━━━ RECORDS PROVIDED ━━━

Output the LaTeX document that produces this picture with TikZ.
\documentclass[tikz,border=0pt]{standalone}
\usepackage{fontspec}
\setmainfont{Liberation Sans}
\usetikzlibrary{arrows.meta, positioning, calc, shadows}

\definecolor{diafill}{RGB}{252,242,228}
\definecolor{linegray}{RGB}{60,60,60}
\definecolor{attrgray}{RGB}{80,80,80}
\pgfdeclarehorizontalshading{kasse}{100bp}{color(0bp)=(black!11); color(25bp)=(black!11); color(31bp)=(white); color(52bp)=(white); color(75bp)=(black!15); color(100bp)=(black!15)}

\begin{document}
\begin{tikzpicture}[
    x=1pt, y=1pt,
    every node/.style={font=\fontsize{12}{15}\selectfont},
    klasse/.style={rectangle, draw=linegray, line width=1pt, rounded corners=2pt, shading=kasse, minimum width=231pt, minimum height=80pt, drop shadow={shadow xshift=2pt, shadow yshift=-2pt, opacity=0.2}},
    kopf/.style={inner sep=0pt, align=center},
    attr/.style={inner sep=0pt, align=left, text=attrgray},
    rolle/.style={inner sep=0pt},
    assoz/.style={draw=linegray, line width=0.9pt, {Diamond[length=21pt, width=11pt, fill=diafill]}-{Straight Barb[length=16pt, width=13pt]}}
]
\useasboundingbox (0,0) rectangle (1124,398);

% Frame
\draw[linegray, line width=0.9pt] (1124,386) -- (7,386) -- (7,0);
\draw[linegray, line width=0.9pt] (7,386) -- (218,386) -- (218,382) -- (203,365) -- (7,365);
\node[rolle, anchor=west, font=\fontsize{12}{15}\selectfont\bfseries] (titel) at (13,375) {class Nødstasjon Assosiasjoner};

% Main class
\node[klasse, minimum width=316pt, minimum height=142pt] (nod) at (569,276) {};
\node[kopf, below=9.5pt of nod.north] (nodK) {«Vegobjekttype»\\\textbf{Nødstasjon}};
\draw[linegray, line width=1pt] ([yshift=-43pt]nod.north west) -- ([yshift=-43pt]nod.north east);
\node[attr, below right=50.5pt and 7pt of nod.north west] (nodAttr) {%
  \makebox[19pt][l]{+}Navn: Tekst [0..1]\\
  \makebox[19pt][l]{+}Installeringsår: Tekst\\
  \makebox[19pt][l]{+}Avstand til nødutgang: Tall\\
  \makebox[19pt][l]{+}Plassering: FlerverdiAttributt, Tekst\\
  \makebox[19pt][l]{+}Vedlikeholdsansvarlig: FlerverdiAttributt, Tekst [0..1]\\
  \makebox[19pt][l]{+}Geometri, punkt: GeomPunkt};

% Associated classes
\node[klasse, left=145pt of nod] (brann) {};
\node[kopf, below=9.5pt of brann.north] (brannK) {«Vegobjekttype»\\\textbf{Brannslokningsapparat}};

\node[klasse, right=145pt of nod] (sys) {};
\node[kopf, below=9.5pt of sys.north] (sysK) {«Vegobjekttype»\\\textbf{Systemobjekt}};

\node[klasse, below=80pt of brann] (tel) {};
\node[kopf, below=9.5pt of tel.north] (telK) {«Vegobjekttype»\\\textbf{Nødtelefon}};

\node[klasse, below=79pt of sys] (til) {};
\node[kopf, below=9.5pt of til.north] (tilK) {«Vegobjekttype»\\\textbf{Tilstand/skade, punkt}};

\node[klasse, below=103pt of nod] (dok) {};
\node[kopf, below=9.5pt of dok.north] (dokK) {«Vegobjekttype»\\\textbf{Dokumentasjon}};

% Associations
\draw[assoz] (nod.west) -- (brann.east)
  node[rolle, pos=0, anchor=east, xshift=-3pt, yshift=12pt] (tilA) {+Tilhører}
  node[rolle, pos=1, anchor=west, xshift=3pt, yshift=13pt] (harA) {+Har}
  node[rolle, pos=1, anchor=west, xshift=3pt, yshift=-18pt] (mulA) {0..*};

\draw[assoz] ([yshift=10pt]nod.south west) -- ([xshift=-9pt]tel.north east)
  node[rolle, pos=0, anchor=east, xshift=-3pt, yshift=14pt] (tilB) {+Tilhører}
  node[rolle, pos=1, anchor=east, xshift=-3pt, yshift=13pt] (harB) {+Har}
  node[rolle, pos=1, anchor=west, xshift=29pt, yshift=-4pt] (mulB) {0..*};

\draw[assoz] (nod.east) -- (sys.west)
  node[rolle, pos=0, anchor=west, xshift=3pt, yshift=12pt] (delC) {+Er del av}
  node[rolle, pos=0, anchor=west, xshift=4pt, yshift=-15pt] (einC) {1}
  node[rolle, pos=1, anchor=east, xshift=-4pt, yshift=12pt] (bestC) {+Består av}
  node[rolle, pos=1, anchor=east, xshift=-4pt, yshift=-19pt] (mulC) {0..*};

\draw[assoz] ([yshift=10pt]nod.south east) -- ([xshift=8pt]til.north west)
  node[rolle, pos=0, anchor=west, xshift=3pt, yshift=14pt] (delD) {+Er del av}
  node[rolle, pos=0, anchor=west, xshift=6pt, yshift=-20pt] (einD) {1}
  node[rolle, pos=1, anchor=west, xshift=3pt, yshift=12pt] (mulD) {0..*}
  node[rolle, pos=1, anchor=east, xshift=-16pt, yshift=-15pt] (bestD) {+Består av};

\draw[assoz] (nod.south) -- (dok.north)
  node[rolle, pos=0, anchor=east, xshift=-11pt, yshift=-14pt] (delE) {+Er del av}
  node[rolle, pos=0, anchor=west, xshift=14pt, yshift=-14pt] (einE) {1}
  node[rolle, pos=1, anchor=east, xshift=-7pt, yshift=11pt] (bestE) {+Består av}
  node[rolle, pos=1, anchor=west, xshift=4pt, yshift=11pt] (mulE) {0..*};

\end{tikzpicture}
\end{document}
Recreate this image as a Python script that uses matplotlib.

━━━

_EXERCISE AIM_.
Copy every line of the material, please, keeping it exactly the same.

_RESULT_.
Output the LaTeX document that produces this picture with TikZ.
\documentclass[tikz,border=0pt]{standalone}
\usepackage{fontspec}
\setmainfont{Liberation Sans}
\usetikzlibrary{arrows.meta, positioning, calc, shadows}

\definecolor{diafill}{RGB}{252,242,228}
\definecolor{linegray}{RGB}{60,60,60}
\definecolor{attrgray}{RGB}{80,80,80}
\pgfdeclarehorizontalshading{kasse}{100bp}{color(0bp)=(black!11); color(25bp)=(black!11); color(31bp)=(white); color(52bp)=(white); color(75bp)=(black!15); color(100bp)=(black!15)}

\begin{document}
\begin{tikzpicture}[
    x=1pt, y=1pt,
    every node/.style={font=\fontsize{12}{15}\selectfont},
    klasse/.style={rectangle, draw=linegray, line width=1pt, rounded corners=2pt, shading=kasse, minimum width=231pt, minimum height=80pt, drop shadow={shadow xshift=2pt, shadow yshift=-2pt, opacity=0.2}},
    kopf/.style={inner sep=0pt, align=center},
    attr/.style={inner sep=0pt, align=left, text=attrgray},
    rolle/.style={inner sep=0pt},
    assoz/.style={draw=linegray, line width=0.9pt, {Diamond[length=21pt, width=11pt, fill=diafill]}-{Straight Barb[length=16pt, width=13pt]}}
]
\useasboundingbox (0,0) rectangle (1124,398);

% Frame
\draw[linegray, line width=0.9pt] (1124,386) -- (7,386) -- (7,0);
\draw[linegray, line width=0.9pt] (7,386) -- (218,386) -- (218,382) -- (203,365) -- (7,365);
\node[rolle, anchor=west, font=\fontsize{12}{15}\selectfont\bfseries] (titel) at (13,375) {class Nødstasjon Assosiasjoner};

% Main class
\node[klasse, minimum width=316pt, minimum height=142pt] (nod) at (569,276) {};
\node[kopf, below=9.5pt of nod.north] (nodK) {«Vegobjekttype»\\\textbf{Nødstasjon}};
\draw[linegray, line width=1pt] ([yshift=-43pt]nod.north west) -- ([yshift=-43pt]nod.north east);
\node[attr, below right=50.5pt and 7pt of nod.north west] (nodAttr) {%
  \makebox[19pt][l]{+}Navn: Tekst [0..1]\\
  \makebox[19pt][l]{+}Installeringsår: Tekst\\
  \makebox[19pt][l]{+}Avstand til nødutgang: Tall\\
  \makebox[19pt][l]{+}Plassering: FlerverdiAttributt, Tekst\\
  \makebox[19pt][l]{+}Vedlikeholdsansvarlig: FlerverdiAttributt, Tekst [0..1]\\
  \makebox[19pt][l]{+}Geometri, punkt: GeomPunkt};

% Associated classes
\node[klasse, left=145pt of nod] (brann) {};
\node[kopf, below=9.5pt of brann.north] (brannK) {«Vegobjekttype»\\\textbf{Brannslokningsapparat}};

\node[klasse, right=145pt of nod] (sys) {};
\node[kopf, below=9.5pt of sys.north] (sysK) {«Vegobjekttype»\\\textbf{Systemobjekt}};

\node[klasse, below=80pt of brann] (tel) {};
\node[kopf, below=9.5pt of tel.north] (telK) {«Vegobjekttype»\\\textbf{Nødtelefon}};

\node[klasse, below=79pt of sys] (til) {};
\node[kopf, below=9.5pt of til.north] (tilK) {«Vegobjekttype»\\\textbf{Tilstand/skade, punkt}};

\node[klasse, below=103pt of nod] (dok) {};
\node[kopf, below=9.5pt of dok.north] (dokK) {«Vegobjekttype»\\\textbf{Dokumentasjon}};

% Associations
\draw[assoz] (nod.west) -- (brann.east)
  node[rolle, pos=0, anchor=east, xshift=-3pt, yshift=12pt] (tilA) {+Tilhører}
  node[rolle, pos=1, anchor=west, xshift=3pt, yshift=13pt] (harA) {+Har}
  node[rolle, pos=1, anchor=west, xshift=3pt, yshift=-18pt] (mulA) {0..*};

\draw[assoz] ([yshift=10pt]nod.south west) -- ([xshift=-9pt]tel.north east)
  node[rolle, pos=0, anchor=east, xshift=-3pt, yshift=14pt] (tilB) {+Tilhører}
  node[rolle, pos=1, anchor=east, xshift=-3pt, yshift=13pt] (harB) {+Har}
  node[rolle, pos=1, anchor=west, xshift=29pt, yshift=-4pt] (mulB) {0..*};

\draw[assoz] (nod.east) -- (sys.west)
  node[rolle, pos=0, anchor=west, xshift=3pt, yshift=12pt] (delC) {+Er del av}
  node[rolle, pos=0, anchor=west, xshift=4pt, yshift=-15pt] (einC) {1}
  node[rolle, pos=1, anchor=east, xshift=-4pt, yshift=12pt] (bestC) {+Består av}
  node[rolle, pos=1, anchor=east, xshift=-4pt, yshift=-19pt] (mulC) {0..*};

\draw[assoz] ([yshift=10pt]nod.south east) -- ([xshift=8pt]til.north west)
  node[rolle, pos=0, anchor=west, xshift=3pt, yshift=14pt] (delD) {+Er del av}
  node[rolle, pos=0, anchor=west, xshift=6pt, yshift=-20pt] (einD) {1}
  node[rolle, pos=1, anchor=west, xshift=3pt, yshift=12pt] (mulD) {0..*}
  node[rolle, pos=1, anchor=east, xshift=-16pt, yshift=-15pt] (bestD) {+Består av};

\draw[assoz] (nod.south) -- (dok.north)
  node[rolle, pos=0, anchor=east, xshift=-11pt, yshift=-14pt] (delE) {+Er del av}
  node[rolle, pos=0, anchor=west, xshift=14pt, yshift=-14pt] (einE) {1}
  node[rolle, pos=1, anchor=east, xshift=-7pt, yshift=11pt] (bestE) {+Består av}
  node[rolle, pos=1, anchor=west, xshift=4pt, yshift=11pt] (mulE) {0..*};

\end{tikzpicture}
\end{document}
Recreate this image as a Python script that uses matplotlib.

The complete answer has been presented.